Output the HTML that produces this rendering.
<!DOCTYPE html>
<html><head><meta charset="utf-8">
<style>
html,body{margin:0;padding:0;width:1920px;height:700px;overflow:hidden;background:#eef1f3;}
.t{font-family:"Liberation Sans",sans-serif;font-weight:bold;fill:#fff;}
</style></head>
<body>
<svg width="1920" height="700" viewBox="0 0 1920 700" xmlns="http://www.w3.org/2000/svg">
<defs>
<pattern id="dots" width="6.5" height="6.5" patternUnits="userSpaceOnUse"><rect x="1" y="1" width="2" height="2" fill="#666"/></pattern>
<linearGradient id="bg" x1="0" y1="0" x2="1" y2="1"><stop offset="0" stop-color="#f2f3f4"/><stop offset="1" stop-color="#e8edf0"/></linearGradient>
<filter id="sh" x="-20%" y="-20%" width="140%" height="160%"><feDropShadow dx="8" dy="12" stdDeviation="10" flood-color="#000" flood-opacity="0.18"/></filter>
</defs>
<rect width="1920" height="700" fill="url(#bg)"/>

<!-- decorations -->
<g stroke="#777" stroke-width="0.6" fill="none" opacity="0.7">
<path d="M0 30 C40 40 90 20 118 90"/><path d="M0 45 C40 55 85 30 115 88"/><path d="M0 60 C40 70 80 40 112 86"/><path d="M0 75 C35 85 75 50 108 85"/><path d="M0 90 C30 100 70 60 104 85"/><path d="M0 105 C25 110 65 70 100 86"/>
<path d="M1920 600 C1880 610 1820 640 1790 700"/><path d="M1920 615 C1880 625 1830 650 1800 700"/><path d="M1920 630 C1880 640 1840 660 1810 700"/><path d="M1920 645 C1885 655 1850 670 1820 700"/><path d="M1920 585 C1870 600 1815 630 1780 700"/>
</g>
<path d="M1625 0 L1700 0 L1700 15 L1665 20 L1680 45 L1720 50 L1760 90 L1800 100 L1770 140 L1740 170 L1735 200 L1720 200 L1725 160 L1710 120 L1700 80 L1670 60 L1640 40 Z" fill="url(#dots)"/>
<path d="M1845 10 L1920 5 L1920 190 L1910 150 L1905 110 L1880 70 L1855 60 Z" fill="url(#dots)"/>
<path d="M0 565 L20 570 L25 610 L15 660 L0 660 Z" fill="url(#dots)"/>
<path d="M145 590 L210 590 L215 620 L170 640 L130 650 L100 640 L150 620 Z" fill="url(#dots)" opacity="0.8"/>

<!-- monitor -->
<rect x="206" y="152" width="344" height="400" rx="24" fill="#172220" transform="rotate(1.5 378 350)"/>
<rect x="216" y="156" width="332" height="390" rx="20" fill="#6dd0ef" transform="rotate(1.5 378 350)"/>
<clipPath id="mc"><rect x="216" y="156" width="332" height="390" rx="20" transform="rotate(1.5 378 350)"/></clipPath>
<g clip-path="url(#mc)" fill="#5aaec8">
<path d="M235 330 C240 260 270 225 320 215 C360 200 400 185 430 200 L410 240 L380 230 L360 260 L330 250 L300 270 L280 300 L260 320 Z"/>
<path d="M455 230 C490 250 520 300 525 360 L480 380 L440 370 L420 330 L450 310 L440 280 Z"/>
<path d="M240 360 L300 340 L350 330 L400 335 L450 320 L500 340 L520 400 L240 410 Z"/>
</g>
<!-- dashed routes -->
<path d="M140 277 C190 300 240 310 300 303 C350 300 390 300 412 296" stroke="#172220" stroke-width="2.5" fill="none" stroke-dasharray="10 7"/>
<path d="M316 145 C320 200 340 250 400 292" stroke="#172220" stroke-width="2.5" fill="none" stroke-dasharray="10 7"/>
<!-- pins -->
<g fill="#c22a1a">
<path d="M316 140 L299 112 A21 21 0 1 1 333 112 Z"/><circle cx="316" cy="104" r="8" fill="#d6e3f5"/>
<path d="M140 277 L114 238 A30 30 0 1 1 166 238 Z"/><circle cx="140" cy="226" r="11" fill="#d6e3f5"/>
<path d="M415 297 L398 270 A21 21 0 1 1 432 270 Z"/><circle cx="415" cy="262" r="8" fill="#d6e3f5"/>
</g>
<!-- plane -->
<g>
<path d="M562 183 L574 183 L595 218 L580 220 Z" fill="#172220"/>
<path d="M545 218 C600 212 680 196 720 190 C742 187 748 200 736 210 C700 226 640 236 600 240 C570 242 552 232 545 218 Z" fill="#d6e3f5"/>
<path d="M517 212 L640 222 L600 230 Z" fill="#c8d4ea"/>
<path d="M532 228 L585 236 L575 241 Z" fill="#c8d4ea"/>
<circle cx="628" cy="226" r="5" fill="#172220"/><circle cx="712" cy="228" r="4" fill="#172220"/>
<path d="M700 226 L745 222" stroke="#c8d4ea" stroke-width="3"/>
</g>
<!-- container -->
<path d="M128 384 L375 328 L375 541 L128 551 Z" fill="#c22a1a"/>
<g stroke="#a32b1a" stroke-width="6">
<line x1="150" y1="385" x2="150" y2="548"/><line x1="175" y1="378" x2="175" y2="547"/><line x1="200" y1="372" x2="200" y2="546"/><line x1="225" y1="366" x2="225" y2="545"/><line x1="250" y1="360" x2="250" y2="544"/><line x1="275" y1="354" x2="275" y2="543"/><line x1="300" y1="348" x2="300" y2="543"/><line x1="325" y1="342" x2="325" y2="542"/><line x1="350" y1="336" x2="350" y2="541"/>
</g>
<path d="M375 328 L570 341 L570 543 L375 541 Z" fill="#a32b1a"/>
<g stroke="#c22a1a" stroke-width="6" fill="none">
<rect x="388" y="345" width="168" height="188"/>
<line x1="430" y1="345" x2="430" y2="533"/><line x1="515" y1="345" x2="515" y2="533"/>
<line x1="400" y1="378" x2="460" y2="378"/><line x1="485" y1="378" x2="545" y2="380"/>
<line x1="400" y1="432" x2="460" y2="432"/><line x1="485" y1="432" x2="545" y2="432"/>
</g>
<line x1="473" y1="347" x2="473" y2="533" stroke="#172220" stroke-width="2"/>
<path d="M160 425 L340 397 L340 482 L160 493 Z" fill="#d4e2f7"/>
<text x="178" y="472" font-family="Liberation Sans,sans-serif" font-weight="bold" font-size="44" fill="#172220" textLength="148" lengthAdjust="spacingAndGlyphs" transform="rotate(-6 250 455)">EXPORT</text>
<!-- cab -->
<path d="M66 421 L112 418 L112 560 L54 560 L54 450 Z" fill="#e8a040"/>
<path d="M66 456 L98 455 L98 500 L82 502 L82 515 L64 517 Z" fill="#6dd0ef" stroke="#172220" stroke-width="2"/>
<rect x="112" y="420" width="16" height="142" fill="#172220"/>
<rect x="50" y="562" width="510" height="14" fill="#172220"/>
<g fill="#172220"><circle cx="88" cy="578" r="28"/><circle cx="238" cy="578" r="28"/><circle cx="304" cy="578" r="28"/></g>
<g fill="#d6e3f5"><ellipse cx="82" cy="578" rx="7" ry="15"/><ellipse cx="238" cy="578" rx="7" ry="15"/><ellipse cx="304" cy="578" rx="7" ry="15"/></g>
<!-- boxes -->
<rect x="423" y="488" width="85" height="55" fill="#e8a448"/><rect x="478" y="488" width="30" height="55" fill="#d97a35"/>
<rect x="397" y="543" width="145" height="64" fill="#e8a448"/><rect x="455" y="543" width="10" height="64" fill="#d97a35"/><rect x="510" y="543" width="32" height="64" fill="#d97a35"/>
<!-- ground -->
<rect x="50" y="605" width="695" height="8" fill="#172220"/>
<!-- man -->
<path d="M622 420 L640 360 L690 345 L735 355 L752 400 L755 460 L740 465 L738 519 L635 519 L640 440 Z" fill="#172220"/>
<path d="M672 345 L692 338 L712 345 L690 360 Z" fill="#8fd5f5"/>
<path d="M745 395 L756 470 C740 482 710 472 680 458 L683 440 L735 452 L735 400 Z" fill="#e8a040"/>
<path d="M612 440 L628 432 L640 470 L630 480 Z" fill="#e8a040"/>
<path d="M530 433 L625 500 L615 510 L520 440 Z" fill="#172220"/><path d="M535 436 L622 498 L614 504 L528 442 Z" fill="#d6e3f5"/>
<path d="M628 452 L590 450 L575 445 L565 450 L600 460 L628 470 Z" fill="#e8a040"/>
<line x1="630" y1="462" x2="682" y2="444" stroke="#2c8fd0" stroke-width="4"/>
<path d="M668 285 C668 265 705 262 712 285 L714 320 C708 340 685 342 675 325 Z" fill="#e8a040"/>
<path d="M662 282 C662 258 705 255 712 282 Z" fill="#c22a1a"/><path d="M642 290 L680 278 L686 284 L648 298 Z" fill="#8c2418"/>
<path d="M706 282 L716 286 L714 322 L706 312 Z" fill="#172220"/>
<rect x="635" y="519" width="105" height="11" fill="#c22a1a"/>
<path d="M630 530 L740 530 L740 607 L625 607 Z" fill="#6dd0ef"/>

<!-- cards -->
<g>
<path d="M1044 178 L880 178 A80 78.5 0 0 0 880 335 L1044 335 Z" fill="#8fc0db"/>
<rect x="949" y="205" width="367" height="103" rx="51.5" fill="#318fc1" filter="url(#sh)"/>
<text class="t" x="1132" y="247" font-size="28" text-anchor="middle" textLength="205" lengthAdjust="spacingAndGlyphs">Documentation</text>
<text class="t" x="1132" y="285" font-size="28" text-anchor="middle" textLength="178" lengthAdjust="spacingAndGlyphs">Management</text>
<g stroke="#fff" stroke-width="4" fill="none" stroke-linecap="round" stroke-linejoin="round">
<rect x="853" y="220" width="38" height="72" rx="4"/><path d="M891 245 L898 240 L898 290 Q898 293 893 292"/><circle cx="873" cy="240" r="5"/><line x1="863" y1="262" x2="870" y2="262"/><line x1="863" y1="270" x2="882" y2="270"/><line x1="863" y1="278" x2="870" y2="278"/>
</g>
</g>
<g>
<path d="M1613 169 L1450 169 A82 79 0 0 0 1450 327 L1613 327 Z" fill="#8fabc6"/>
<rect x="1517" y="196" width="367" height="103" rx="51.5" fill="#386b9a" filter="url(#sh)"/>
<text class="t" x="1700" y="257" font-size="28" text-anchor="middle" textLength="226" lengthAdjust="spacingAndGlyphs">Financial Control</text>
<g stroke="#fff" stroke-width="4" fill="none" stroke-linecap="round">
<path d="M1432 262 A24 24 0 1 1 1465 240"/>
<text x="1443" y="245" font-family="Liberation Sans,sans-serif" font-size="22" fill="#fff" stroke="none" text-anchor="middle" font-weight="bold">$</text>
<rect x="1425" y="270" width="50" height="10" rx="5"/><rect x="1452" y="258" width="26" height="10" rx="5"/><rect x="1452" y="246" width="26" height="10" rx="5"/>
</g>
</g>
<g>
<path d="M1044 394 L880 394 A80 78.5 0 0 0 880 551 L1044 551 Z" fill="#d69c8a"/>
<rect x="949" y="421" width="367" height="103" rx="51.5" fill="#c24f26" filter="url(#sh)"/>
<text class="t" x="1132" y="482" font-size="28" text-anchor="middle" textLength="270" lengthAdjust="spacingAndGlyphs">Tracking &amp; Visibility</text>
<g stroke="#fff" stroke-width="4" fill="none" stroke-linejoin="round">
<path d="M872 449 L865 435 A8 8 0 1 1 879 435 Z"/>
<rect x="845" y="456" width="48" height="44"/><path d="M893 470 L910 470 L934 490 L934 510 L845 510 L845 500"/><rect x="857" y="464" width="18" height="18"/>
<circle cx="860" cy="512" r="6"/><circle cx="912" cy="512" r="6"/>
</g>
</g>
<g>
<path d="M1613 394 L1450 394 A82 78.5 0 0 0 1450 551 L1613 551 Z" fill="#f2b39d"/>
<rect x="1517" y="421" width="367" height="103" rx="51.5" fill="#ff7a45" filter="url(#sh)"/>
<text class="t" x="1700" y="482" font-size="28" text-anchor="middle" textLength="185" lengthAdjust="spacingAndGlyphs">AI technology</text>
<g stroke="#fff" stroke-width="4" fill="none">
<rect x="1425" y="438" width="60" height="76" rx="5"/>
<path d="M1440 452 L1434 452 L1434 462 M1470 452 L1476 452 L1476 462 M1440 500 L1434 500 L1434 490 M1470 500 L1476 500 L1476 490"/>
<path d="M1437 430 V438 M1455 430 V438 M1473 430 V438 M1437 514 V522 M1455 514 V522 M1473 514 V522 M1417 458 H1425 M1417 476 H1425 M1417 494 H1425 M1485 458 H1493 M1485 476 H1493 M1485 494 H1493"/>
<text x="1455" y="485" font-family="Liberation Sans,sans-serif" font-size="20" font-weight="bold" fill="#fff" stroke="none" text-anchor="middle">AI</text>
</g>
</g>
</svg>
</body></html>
•••••
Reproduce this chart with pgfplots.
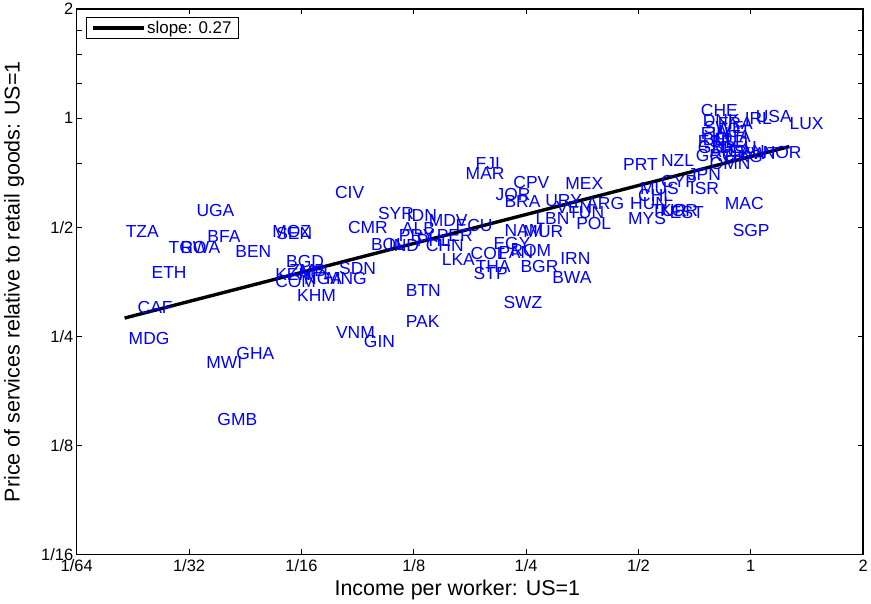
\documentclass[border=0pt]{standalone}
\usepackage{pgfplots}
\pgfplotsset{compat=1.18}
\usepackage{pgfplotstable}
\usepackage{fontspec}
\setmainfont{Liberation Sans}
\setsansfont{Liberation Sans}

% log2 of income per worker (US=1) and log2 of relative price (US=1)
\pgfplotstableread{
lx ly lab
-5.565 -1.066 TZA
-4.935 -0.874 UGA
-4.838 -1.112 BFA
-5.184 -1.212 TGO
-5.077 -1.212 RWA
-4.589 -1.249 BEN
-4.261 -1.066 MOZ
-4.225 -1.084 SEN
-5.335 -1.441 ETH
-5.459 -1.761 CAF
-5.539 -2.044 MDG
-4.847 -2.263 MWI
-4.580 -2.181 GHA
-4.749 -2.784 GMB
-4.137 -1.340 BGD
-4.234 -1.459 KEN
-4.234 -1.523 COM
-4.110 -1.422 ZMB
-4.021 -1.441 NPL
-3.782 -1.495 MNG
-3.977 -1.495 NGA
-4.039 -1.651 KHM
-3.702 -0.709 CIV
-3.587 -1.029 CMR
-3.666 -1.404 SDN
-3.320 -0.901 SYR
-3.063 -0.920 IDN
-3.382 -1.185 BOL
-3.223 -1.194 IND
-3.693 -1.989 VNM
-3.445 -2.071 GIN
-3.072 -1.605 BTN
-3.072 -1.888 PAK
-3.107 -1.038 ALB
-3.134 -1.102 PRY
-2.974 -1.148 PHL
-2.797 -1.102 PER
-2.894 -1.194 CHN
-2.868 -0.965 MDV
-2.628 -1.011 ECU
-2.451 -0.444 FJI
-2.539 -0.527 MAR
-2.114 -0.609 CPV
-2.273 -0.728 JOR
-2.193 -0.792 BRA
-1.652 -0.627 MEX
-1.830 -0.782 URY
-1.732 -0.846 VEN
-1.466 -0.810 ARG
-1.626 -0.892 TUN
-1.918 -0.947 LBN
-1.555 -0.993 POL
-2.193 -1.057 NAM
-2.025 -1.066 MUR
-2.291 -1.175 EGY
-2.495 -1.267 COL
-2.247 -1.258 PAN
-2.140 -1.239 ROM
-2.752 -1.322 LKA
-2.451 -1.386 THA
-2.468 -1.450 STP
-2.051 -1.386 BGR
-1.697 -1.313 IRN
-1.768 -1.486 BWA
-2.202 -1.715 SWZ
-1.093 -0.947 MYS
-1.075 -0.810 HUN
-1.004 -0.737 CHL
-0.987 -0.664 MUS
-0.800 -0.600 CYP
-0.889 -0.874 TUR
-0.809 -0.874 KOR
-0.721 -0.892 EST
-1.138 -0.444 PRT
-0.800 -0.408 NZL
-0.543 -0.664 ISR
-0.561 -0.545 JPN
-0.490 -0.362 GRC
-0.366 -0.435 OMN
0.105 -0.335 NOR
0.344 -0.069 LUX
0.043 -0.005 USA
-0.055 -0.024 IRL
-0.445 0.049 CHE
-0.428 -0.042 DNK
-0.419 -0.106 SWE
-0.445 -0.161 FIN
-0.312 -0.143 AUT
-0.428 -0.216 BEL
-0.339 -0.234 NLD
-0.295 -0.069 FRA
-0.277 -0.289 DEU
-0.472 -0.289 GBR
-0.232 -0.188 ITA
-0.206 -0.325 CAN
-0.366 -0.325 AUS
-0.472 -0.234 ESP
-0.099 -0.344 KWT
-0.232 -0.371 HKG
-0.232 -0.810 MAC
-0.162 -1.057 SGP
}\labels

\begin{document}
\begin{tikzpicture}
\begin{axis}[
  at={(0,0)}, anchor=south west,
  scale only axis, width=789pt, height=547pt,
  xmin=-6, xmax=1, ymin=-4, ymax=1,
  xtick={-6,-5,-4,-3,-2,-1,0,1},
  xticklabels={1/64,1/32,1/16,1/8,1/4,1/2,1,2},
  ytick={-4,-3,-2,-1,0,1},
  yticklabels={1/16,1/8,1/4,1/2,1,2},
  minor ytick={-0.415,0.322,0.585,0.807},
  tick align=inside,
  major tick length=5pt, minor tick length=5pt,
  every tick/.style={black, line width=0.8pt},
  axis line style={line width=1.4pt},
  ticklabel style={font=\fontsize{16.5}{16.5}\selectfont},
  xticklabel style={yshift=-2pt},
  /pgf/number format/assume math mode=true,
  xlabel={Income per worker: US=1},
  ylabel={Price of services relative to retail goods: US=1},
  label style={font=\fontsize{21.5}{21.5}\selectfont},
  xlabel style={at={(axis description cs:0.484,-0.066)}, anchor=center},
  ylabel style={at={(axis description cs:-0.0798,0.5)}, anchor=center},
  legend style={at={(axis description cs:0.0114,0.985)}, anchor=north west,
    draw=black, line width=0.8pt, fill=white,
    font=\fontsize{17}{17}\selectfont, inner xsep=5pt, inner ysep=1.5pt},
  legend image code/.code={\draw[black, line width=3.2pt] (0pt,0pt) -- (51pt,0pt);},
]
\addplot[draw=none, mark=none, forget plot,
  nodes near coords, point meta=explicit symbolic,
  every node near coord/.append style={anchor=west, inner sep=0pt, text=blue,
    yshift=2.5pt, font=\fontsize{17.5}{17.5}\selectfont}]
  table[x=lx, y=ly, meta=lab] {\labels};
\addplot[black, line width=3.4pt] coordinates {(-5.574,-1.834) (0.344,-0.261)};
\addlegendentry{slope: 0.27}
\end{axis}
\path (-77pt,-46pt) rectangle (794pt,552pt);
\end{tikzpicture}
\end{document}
•••••
◆ **DIRECTIONS FOR THIS TASK**
Return nothing but the lines running from the line with "Output the HTML that produces this rendering." through the line with "590 L210 590", exactly as they appear.

◆ **RESPONSE FOR THIS EXERCISE**
Output the HTML that produces this rendering.
<!DOCTYPE html>
<html><head><meta charset="utf-8">
<style>
html,body{margin:0;padding:0;width:1920px;height:700px;overflow:hidden;background:#eef1f3;}
.t{font-family:"Liberation Sans",sans-serif;font-weight:bold;fill:#fff;}
</style></head>
<body>
<svg width="1920" height="700" viewBox="0 0 1920 700" xmlns="http://www.w3.org/2000/svg">
<defs>
<pattern id="dots" width="6.5" height="6.5" patternUnits="userSpaceOnUse"><rect x="1" y="1" width="2" height="2" fill="#666"/></pattern>
<linearGradient id="bg" x1="0" y1="0" x2="1" y2="1"><stop offset="0" stop-color="#f2f3f4"/><stop offset="1" stop-color="#e8edf0"/></linearGradient>
<filter id="sh" x="-20%" y="-20%" width="140%" height="160%"><feDropShadow dx="8" dy="12" stdDeviation="10" flood-color="#000" flood-opacity="0.18"/></filter>
</defs>
<rect width="1920" height="700" fill="url(#bg)"/>

<!-- decorations -->
<g stroke="#777" stroke-width="0.6" fill="none" opacity="0.7">
<path d="M0 30 C40 40 90 20 118 90"/><path d="M0 45 C40 55 85 30 115 88"/><path d="M0 60 C40 70 80 40 112 86"/><path d="M0 75 C35 85 75 50 108 85"/><path d="M0 90 C30 100 70 60 104 85"/><path d="M0 105 C25 110 65 70 100 86"/>
<path d="M1920 600 C1880 610 1820 640 1790 700"/><path d="M1920 615 C1880 625 1830 650 1800 700"/><path d="M1920 630 C1880 640 1840 660 1810 700"/><path d="M1920 645 C1885 655 1850 670 1820 700"/><path d="M1920 585 C1870 600 1815 630 1780 700"/>
</g>
<path d="M1625 0 L1700 0 L1700 15 L1665 20 L1680 45 L1720 50 L1760 90 L1800 100 L1770 140 L1740 170 L1735 200 L1720 200 L1725 160 L1710 120 L1700 80 L1670 60 L1640 40 Z" fill="url(#dots)"/>
<path d="M1845 10 L1920 5 L1920 190 L1910 150 L1905 110 L1880 70 L1855 60 Z" fill="url(#dots)"/>
<path d="M0 565 L20 570 L25 610 L15 660 L0 660 Z" fill="url(#dots)"/>
<path d="M145 590 L210 590 L215 620 L170 640 L130 650 L100 640 L150 620 Z" fill="url(#dots)" opacity="0.8"/>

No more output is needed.